3:00 pm to 4:00 pm
Bio: Nima Razavi is currently a post-doctoral researcher in Luc van Gool’s lab at ETH Zurich where he finished his PhD in 2012. He holds a M.Sc. in Computer Science from ETH Zurich and a B.Sc. in computer engineering from Sharif University of Technology. His research interests are in Computer Vision, Machine Learning and Neuroscience and in particular the problem of object recognition and scene understanding.
Abstract: In this talk, I will present our recent works on developing a scalable voting-based object detector with a shared vocabulary of parts. Scalability of object detectors with respect to the number of classes and training images is a critically important issue for applications with a large number of classes. Detecting objects with a shared vocabulary of parts is also very attractive as it facilitates better generalization and incremental learning of the detector.

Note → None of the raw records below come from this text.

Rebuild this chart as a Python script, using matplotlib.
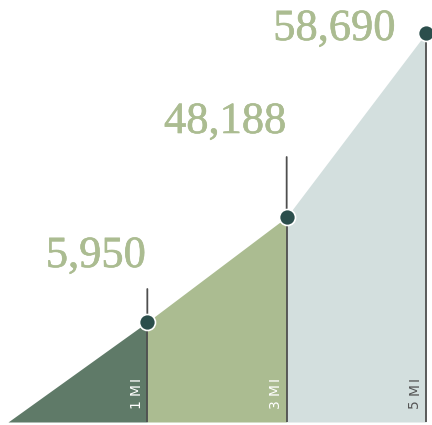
import numpy as np
import matplotlib

matplotlib.use("Agg")
import matplotlib.pyplot as plt
import matplotlib.patheffects as pe

# --------------------------------------------------------------------------- #
#  Data
# --------------------------------------------------------------------------- #
radius_labels = ["1 MI", "3 MI", "5 MI"]
population = [5950, 48188, 58690]

# visual heights (px) that the population values are pinned to on the y-scale
knot_values = [0, 5950, 48188, 58690]
knot_heights = [0, 100, 205, 389]

DARK = "#5f7a68"
SAGE = "#abbc91"
MIST = "#d3dfde"
DOT = "#2b4e4c"
RULE = "#4f4f4f"

# piecewise-linear y scale, extrapolated past the last knot
_slope = (knot_heights[-1] - knot_heights[-2]) / (knot_values[-1] - knot_values[-2])
_kv = np.array(knot_values + [knot_values[-1] + 1000 / _slope], dtype=float)
_kh = np.array(knot_heights + [knot_heights[-1] + 1000], dtype=float)


def _fwd(v):
    return np.interp(v, _kv, _kh)


def _inv(h):
    return np.interp(h, _kh, _kv)


def tracked_label(ax, x, text, color, fs=10, dx=-3.5, y0=10.0, track=1.3):
    """Vertical, letter-spaced label stacked upward from the baseline."""
    renderer = ax.figure.canvas.get_renderer()
    y = y0
    for ch in text:
        if ch == " ":
            y += fs * 0.2
            continue
        t = ax.annotate(ch, xy=(x, 0), xytext=(dx, y),
                        textcoords="offset points", rotation=90,
                        ha="right", va="bottom", fontsize=fs, color=color,
                        family="DejaVu Sans", zorder=5)
        h = t.get_window_extent(renderer).height * 72 / ax.figure.dpi
        y += h + track


fig = plt.figure(figsize=(4.32, 4.25), dpi=100)
ax = fig.add_axes([0, 3 / 425, 1, 422 / 425])
ax.set_yscale("function", functions=(_fwd, _inv))
ax.set_ylim(0, _inv(422))
ax.set_xlim(-8 / 139.5, 3 + 6 / 139.5)
ax.axis("off")

xs = np.arange(len(population) + 1)
ys = [0] + population
fills = [DARK, SAGE, MIST]
for i, c in enumerate(fills):
    ax.fill_between(xs[i:i + 2], [0, 0], ys[i:i + 2], color=c, linewidth=0,
                    zorder=1)

# leader rules, dots, value labels
leader_px = [33, 60, 0]
label_off = [(-1, 55), (0, 84), (-30, -7)]
label_color = ["white", "white", "#555555"]
bold = [pe.withStroke(linewidth=0.45, foreground=SAGE)]
for i, (val, lab) in enumerate(zip(population, radius_labels)):
    x = xs[i + 1]
    ax.vlines(x, 0, val, color=RULE, linewidth=1.3, zorder=2)
    if leader_px[i]:
        ax.annotate("", xy=(x, val), xytext=(0, leader_px[i] * 0.72),
                    textcoords="offset points",
                    arrowprops=dict(arrowstyle="-", color=RULE, lw=1.3,
                                    shrinkA=0, shrinkB=0), zorder=2)
    ax.plot(x, val, "o", ms=11.5, color=DOT, mec="white", mew=1.2, zorder=4)
    dx, dy = label_off[i]
    ax.annotate(f"{val:,}", xy=(x, val), xytext=(dx * 0.72, dy * 0.72),
                textcoords="offset points", ha="right", va="baseline",
                fontsize=32, color=SAGE, family="Liberation Serif",
                path_effects=bold, zorder=5)
    tracked_label(ax, x, lab, label_color[i])

fig.savefig("out.png", dpi=100, facecolor="white")
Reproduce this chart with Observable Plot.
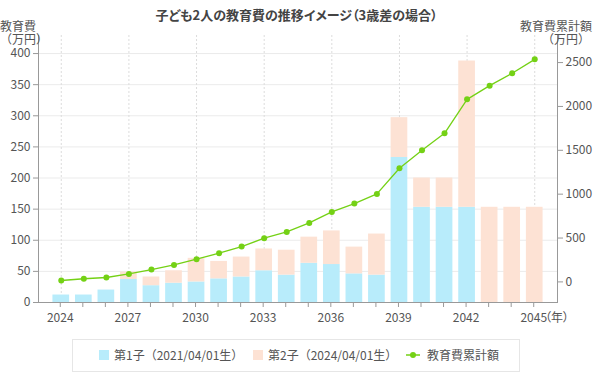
<!DOCTYPE html>
<html><head><meta charset="utf-8">
<script src="https://cdn.jsdelivr.net/npm/d3@7"></script>
<script src="https://cdn.jsdelivr.net/npm/@observablehq/plot@0.6"></script>
<style>
body{margin:0;background:#fff;font-family:"Noto Sans CJK JP","Noto Sans",sans-serif;}
#wrap{position:relative;width:593px;height:377px;overflow:hidden;}
.lbl{position:absolute;color:#555;font-size:12px;line-height:13px;white-space:nowrap;}
#title{position:absolute;left:0;width:593px;top:8px;text-align:center;font-size:13px;line-height:13px;font-weight:bold;color:#444;font-feature-settings:"palt";}
#legend{position:absolute;left:72px;top:339px;width:448px;height:33px;border:1px solid #e6e6e6;box-sizing:border-box;}
.li{position:absolute;top:9px;font-size:12px;color:#555;line-height:12px;white-space:nowrap;}
.sw{position:absolute;top:10px;width:10px;height:10px;}
#chart{position:absolute;left:0;top:0;}
</style></head>
<body><div id="wrap">
<div id="chart"></div>
<div id="title">子ども2人の教育費の推移イメージ（3歳差の場合）</div>
<div class="lbl" style="left:0;top:19px;text-align:left;">教育費<br>（万円）</div>
<div class="lbl" style="right:1px;top:19px;text-align:right;">教育費累計額<br><span style="margin-right:2px">（万円）</span></div>
<div class="lbl" style="left:545px;top:311px;line-height:12px;font-feature-settings:'palt';">（年）</div>
<div id="legend"></div>
</div>
<script>
const years = [2024,2025,2026,2027,2028,2029,2030,2031,2032,2033,2034,2035,2036,2037,2038,2039,2040,2041,2042,2043,2044,2045];
const child1 = [12,12,20,37,27,31,33,38,41,51,44,63,61,46,44,233,153,153,153,0,0,0];
const child2 = [0,0,0,12,14,20,38,28,32,35,40,42,54,43,66,64,47,47,235,153,153,153];
const cumulative = [16,36,50,91,141,194,259,327,403,498,570,672,798,893,1003,1295,1500,1694,2081,2237,2378,2537];
const labeledYears = [2024,2027,2030,2033,2036,2039,2042,2045];
const leftTicks = [0,50,100,150,200,250,300,350,400];
const rightTicks = [0,500,1000,1500,2000,2500];
const seriesNames = ["第1子（2021/04/01生）","第2子（2024/04/01生）","教育費累計額"];
const colors = ["#b8ecfb","#fde2d4","#74d115"];

// right axis (cumulative) mapped onto left scale units
const toLeft = d3.scaleLinear().domain([0,2500]).range([33.1,385.5]);

const bars = [];
years.forEach((y,i)=>{
  bars.push({year:y, s:seriesNames[0], v:child1[i]});
  bars.push({year:y, s:seriesNames[1], v:child2[i]});
});
const cum = years.map((y,i)=>({year:y, v:cumulative[i]}));

const plot = Plot.plot({
  width:593, height:330,
  marginTop:35, marginBottom:28, marginLeft:38, marginRight:36,
  style:{fontFamily:'"Noto Sans CJK JP","Noto Sans",sans-serif', fontSize:"12px", color:"#555", background:"transparent"},
  x:{type:"band", domain:years, paddingInner:0.26, paddingOuter:0.64, align:0.5, round:false},
  y:{domain:[0,429]},
  color:{domain:seriesNames.slice(0,2), range:colors.slice(0,2)},
  marks:[
    Plot.gridY(leftTicks,{stroke:"#ebebeb", strokeOpacity:1}),
    Plot.gridX(labeledYears,{stroke:"#dcdcdc", strokeOpacity:1, strokeDasharray:"2,2"}),
    Plot.barY(bars,{x:"year", y:"v", fill:"s", order:seriesNames.slice(0,2)}),
    Plot.line(cum,{x:"year", y:d=>toLeft(d.v), stroke:colors[2], strokeWidth:1.3}),
    Plot.dot(cum,{x:"year", y:d=>toLeft(d.v), fill:colors[2], r:3}),
    Plot.ruleY([0],{stroke:"#999"}),
    Plot.axisY(leftTicks,{anchor:"left", tickSize:5, tickPadding:3, stroke:"#999", fill:"#555", label:null}),
    Plot.axisY(rightTicks.map(d=>toLeft(d)),{anchor:"right", tickSize:5, tickPadding:3, stroke:"#999", fill:"#555", label:null, tickFormat:d=>String(Math.round(toLeft.invert(d)))}),
    Plot.axisX(years,{tickSize:5, tickPadding:6, stroke:"#999", fill:"#555", label:null, dx:-1, tickFormat:d=>labeledYears.includes(d)?String(d):""}),
    Plot.frame({anchor:"left", stroke:"#999"}),
    Plot.frame({anchor:"right", stroke:"#999"})
  ]
});
document.getElementById("chart").appendChild(plot);

const lg = document.getElementById("legend");
lg.innerHTML =
  `<div class="sw" style="left:26px;background:${colors[0]}"></div><div class="li" style="left:41px">${seriesNames[0]}</div>`+
  `<div class="sw" style="left:180px;background:${colors[1]}"></div><div class="li" style="left:195px">${seriesNames[1]}</div>`+
  `<svg style="position:absolute;left:333px;top:9px" width="14" height="12"><line x1="0" x2="14" y1="6" y2="6" stroke="${colors[2]}" stroke-width="1.5"/><circle cx="7" cy="6" r="3" fill="${colors[2]}"/></svg><div class="li" style="left:354px">${seriesNames[2]}</div>`;
</script>
</body></html>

After giving a complexity analysis of detection with the Hough transform, I will derive the necessary criteria for the vocabulary to be scalable and show how to train it by directly maximizing these criteria. When using Hough transform for detecting objects with a shared vocabulary, it is crucial to only allow for consistent parts to form an object hypothesis. I will show how to enforce consistency of parts by augmenting the Hough space with latent variables, and discriminatively learn a Latent Hough Transform using a validation set.